[Problem description]
Go through the material below and report how many lines contain "with". Give only the number.

[Excerpted data]
»»

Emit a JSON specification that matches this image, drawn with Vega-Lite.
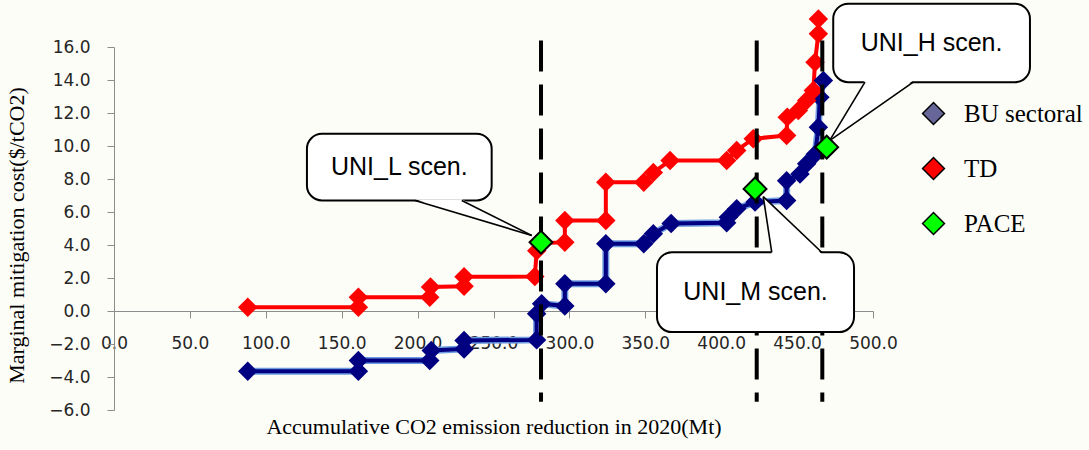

««
»»

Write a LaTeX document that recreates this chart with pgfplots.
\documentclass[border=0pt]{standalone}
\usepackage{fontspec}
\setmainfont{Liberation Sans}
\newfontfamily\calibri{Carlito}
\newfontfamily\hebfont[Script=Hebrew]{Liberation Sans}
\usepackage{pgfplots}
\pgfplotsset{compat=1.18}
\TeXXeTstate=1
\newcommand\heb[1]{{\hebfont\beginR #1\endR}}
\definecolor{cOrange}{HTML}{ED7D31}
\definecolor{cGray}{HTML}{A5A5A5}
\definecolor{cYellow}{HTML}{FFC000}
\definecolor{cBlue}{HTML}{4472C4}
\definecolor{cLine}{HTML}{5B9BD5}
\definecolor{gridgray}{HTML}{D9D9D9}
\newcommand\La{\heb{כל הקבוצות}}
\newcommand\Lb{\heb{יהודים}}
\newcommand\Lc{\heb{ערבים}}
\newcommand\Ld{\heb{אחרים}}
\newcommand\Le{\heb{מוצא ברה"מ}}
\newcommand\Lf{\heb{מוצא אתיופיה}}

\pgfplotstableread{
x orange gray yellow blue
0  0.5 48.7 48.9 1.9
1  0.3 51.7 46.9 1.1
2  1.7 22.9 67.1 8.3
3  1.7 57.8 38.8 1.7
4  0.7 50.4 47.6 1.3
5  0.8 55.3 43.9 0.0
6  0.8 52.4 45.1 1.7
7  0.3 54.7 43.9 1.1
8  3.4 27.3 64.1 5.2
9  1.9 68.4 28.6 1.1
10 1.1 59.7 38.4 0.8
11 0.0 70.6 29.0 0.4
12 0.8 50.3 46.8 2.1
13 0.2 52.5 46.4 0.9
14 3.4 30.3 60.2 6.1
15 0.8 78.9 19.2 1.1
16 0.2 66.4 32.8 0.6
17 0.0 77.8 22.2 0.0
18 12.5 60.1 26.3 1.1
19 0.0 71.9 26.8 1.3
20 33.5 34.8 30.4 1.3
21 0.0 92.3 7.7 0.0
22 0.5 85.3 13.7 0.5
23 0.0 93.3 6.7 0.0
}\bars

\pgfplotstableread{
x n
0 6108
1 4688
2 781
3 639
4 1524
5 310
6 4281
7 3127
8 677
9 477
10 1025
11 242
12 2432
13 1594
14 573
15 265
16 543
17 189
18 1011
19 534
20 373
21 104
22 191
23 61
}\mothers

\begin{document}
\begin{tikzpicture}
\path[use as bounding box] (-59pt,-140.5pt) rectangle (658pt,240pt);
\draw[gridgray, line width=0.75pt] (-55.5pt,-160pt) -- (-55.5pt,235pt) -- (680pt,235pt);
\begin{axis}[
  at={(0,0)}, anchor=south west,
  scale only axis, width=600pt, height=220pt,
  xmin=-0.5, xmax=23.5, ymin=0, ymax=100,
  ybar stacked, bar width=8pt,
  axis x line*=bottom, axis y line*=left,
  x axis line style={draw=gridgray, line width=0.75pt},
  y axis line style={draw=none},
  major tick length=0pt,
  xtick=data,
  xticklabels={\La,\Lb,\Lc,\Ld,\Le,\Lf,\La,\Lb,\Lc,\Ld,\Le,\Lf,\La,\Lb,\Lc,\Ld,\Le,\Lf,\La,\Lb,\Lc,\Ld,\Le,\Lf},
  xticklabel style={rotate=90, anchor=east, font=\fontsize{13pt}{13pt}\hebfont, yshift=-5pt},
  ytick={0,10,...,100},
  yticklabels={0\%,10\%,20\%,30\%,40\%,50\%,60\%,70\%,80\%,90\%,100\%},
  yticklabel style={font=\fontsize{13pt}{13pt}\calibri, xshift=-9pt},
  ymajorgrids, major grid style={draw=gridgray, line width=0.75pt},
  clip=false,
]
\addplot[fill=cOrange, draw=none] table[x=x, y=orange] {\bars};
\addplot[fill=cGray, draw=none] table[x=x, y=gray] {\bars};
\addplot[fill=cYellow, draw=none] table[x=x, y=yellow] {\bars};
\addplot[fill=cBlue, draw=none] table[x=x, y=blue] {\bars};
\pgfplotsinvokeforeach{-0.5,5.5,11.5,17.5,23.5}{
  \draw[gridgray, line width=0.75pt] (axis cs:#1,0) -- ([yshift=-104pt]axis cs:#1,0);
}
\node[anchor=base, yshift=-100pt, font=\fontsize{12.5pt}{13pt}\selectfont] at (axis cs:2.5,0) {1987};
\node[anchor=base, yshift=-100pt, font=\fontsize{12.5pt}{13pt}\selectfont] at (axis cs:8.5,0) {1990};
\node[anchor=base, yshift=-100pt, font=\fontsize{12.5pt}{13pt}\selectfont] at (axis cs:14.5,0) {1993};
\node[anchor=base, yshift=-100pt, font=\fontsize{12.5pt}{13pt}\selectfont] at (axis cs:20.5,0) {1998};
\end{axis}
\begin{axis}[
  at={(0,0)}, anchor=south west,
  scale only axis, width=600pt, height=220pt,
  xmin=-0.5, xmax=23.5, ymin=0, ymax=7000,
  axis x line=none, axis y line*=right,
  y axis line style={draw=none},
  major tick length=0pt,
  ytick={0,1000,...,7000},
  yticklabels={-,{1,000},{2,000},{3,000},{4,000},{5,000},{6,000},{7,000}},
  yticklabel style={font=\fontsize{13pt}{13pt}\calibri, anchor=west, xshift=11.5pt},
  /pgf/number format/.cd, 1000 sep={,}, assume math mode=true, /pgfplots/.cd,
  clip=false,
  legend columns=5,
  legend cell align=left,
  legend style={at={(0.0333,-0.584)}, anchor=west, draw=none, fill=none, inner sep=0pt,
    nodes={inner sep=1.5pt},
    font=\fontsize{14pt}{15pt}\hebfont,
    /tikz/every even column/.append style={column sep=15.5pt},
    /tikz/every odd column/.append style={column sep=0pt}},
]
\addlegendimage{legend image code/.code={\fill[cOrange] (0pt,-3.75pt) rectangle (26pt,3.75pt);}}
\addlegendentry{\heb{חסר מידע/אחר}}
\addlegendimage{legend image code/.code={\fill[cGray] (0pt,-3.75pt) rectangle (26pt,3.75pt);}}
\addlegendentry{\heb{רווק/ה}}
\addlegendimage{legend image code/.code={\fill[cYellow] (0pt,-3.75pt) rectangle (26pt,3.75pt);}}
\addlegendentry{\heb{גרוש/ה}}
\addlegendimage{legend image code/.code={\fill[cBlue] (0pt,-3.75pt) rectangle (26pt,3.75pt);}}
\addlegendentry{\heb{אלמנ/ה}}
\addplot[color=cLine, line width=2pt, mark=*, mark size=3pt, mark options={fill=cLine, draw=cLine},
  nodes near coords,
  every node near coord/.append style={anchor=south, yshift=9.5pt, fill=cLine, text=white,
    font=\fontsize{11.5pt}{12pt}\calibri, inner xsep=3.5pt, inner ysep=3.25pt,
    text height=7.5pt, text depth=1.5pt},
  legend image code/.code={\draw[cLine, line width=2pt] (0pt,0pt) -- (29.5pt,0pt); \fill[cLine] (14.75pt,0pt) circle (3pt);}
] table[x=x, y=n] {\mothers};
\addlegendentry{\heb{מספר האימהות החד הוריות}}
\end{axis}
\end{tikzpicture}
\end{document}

««

[Answer to the exercise]
2